Details, When Are They Too Much?
When are details too much? This is a question that has been bouncing around my head for a while now. I like details. Grab irons, ladders, brake lines, etc. do make cars look great. However, at what point to they become an impediment to operating the car or locomotive.

My models are meant to be run. That is why I have a layout. I want to see trains running. As a result, my equipment will be handled. I will admit at times I can be a member of the Big Clumsy Finger Club. Perhaps that is why most of my fleet of cars are Athearn, Roundhouse, Accurail, and Atlas. There are some others such as Intermountain, Red Caboose, and Proto2000. 

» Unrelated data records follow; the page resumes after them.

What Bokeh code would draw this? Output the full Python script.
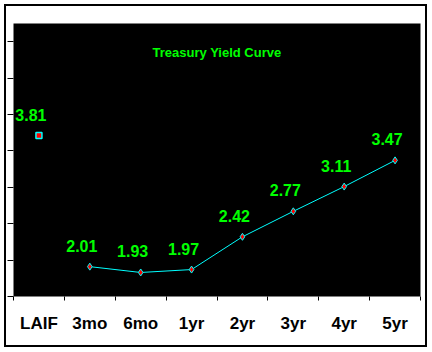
from bokeh.plotting import figure
from bokeh.layouts import column
from bokeh.models import (Range1d, LinearAxis, FixedTicker, Label, ColumnDataSource)
from bokeh.embed import file_html
from bokeh.resources import INLINE
from bokeh.core.properties import value

# ---- data ----
categories = ["LAIF", "3mo", "6mo", "1yr", "2yr", "3yr", "4yr", "5yr"]
yields = [3.81, 2.01, 1.93, 1.97, 2.42, 2.77, 3.11, 3.47]
y_ticks = [1.6, 2.1, 2.6, 3.1, 3.6, 4.1, 4.6, 5.1]
title_text = "Treasury Yield Curve"

FONT = "Liberation Sans"
GREEN = "#00FF00"
CYAN = "#00FFFF"
RED = "#FF0000"

n = len(categories)
centers = [i + 0.5 for i in range(n)]          # category slot centres
edges = list(range(n + 1))                     # category slot boundaries

p = figure(width=419, height=339, x_range=Range1d(0, n),
           y_range=Range1d(1.6, 5.35), output_backend="svg", toolbar_location=None,
           x_axis_location=None, y_axis_location="left",
           min_border_left=7, min_border_right=5, min_border_top=17, min_border_bottom=49)
p.background_fill_color = "black"
p.border_fill_color = "white"
p.outline_line_color = None
p.xgrid.visible = False
p.ygrid.visible = False

# y axis: ticks only
ya = p.yaxis[0]
ya.ticker = FixedTicker(ticks=y_ticks)
ya.major_label_overrides = {t: "" for t in y_ticks}
ya.major_label_standoff = 0
ya.major_tick_out = 6
ya.major_tick_in = 0
ya.minor_tick_out = 0
ya.minor_tick_in = 0
ya.axis_line_color = None
ya.major_tick_line_color = "black"

# x axis ticks at category boundaries
tick_axis = LinearAxis(ticker=FixedTicker(ticks=edges))
tick_axis.major_label_overrides = {t: "" for t in edges}
tick_axis.major_label_standoff = 0
tick_axis.major_tick_out = 4
tick_axis.major_tick_in = 0
tick_axis.minor_tick_out = 0
tick_axis.minor_tick_in = 0
tick_axis.axis_line_color = None
tick_axis.major_tick_line_color = "black"
p.add_layout(tick_axis, "below")

# category labels
cat_axis = LinearAxis(ticker=FixedTicker(ticks=centers))
cat_axis.major_label_overrides = {c: name for c, name in zip(centers, categories)}
cat_axis.major_tick_out = 0
cat_axis.major_tick_in = 0
cat_axis.minor_tick_out = 0
cat_axis.minor_tick_in = 0
cat_axis.axis_line_color = None
cat_axis.major_label_standoff = 13
cat_axis.major_label_text_font = FONT
cat_axis.major_label_text_font_style = "bold"
cat_axis.major_label_text_font_size = "17px"
cat_axis.major_label_text_color = "black"
p.add_layout(cat_axis, "below")

# curve (maturities after LAIF)
src = ColumnDataSource(dict(x=centers[1:], y=yields[1:]))
p.line("x", "y", source=src, line_color=CYAN, line_width=1)
p.scatter("x", "y", source=src, marker="diamond", size=7, fill_color=RED, line_color=CYAN, line_width=1)
# LAIF point
p.scatter(x=centers[:1], y=yields[:1], marker="square", size=6, fill_color=RED, line_color=CYAN, line_width=1.5)

# value labels
lab = ColumnDataSource(dict(x=centers, y=yields, t=["%.2f" % v for v in yields]))
p.text("x", "y", text="t", source=lab, x_offset=-8, y_offset=-21, text_align="center",
       text_baseline="alphabetic", text_color=GREEN, text_font=value(FONT),
       text_font_style="bold", text_font_size="16px")

# title inside plot
p.add_layout(Label(x=n / 2, y=4.95, text=title_text,
                   text_align="center", text_baseline="middle", text_color=GREEN,
                   text_font=FONT, text_font_style="bold", text_font_size="13px"))

# outer frame around the whole chart
layout = column(p, styles={"border": "2px solid black"}, margin=(4, 0, 0, 4))

open("out.html", "w").write(file_html(layout, INLINE))
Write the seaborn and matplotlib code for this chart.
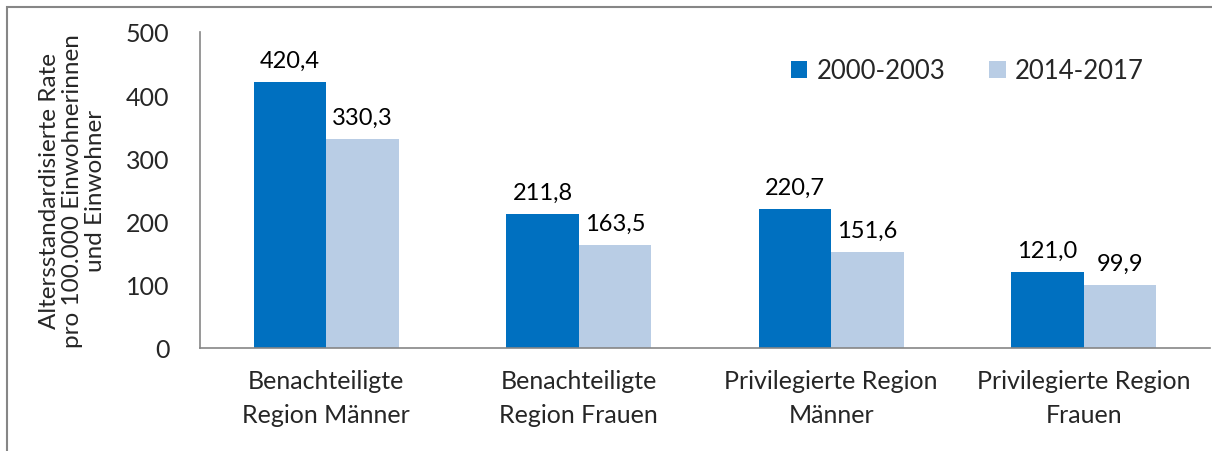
import matplotlib
matplotlib.use("Agg")
import matplotlib.pyplot as plt
import seaborn as sns
import pandas as pd
from matplotlib.patches import Rectangle

categories = ["Benachteiligte\nRegion Männer", "Benachteiligte\nRegion Frauen",
              "Privilegierte Region\nMänner", "Privilegierte Region\nFrauen"]
series_names = ["2000-2003", "2014-2017"]
values_2000 = [420.4, 211.8, 220.7, 121.0]
values_2014 = [330.3, 163.5, 151.6, 99.9]
y_ticks = [0, 100, 200, 300, 400, 500]
y_label = "Altersstandardisierte Rate\npro 100.000 Einwohnerinnen\nund Einwohner"
colors = ["#0070C0", "#B9CDE5"]

df = pd.DataFrame({
    "Kategorie": categories * 2,
    "Zeitraum": [series_names[0]] * 4 + [series_names[1]] * 4,
    "Wert": values_2000 + values_2014,
})

sns.set_theme(style="white")
plt.rcParams["font.family"] = ["Lato", "DejaVu Sans"]

fig = plt.figure(figsize=(12.12, 4.52), dpi=100)
ax = fig.add_axes([200 / 1212, 1 - 349 / 452, 1010 / 1212, 316 / 452])

sns.barplot(data=df, x="Kategorie", y="Wert", hue="Zeitraum", order=categories,
            hue_order=series_names, palette=colors, width=0.575, saturation=1,
            ax=ax, edgecolor="none", linewidth=0)

for cont in ax.containers:
    ax.bar_label(cont, labels=[f"{v:.1f}".replace(".", ",") for v in cont.datavalues],
                 padding=8, fontsize=17, color="black")

ax.set_xlim(-0.5, 3.5)
ax.set_ylim(0, 500)
ax.set_yticks(y_ticks)
ax.set_yticklabels([str(t) for t in y_ticks], fontsize=18)
ax.set_xlabel("")
ax.set_ylabel(y_label, fontsize=17.5, linespacing=1.12, labelpad=14)
ax.tick_params(axis="x", which="major", length=0, pad=15, labelsize=18)
for lbl in ax.get_xticklabels():
    lbl.set_linespacing(1.6)
ax.set_xticks([-0.5, 0.5, 1.5, 2.5, 3.5], minor=True)
ax.tick_params(axis="x", which="minor", length=8, width=1.2, color="#868686", direction="out")
ax.tick_params(axis="y", length=8, width=1.2, color="#868686", direction="out", pad=14)
for s in ["top", "right"]:
    ax.spines[s].set_visible(False)
for s in ["left", "bottom"]:
    ax.spines[s].set_color("#868686")
    ax.spines[s].set_linewidth(1.2)

leg = ax.legend(loc="upper right", bbox_to_anchor=(0.957, 0.99), ncol=2, frameon=False,
                fontsize=18.5, handlelength=0.65, handleheight=0.65, handletextpad=0.35,
                columnspacing=1.7)

fig.patches.append(Rectangle((7 / 1212, -0.1), 1.2, 1.1 - 8 / 452, transform=fig.transFigure,
                             fill=False, edgecolor="#868686", linewidth=1.5))

fig.savefig("out.png", dpi=100)
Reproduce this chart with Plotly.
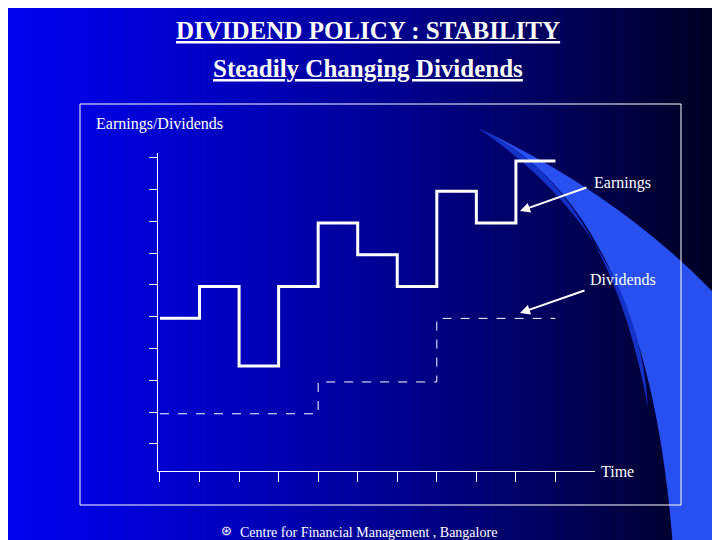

The Athearn, Roundhouse, Accurail, and the majority of the Atlas cars are rock solid. Granted they may lack details but I can usually operate and handle them with little worries of something being damaged or fall. The only exception is some of the Atlas Master Line cars particularly the tank cars. Some of the parts on them are so delicate they break when touched. The couplers on the last batch I got were terrible. They were I think McHenry and the type used on tank cars that prevent uncoupling in the real world (I can’t remember what they are called). Every car had at least one coupler fail/break when the car was being used. I finally had to replace all the couplers with Kadee #5’s which was a chore. Access to the coupler pocket was restricted by delicate details and just figuring out how to hold the car so the work could be done was a challenge. Needless to say many detail parts had to be repaired.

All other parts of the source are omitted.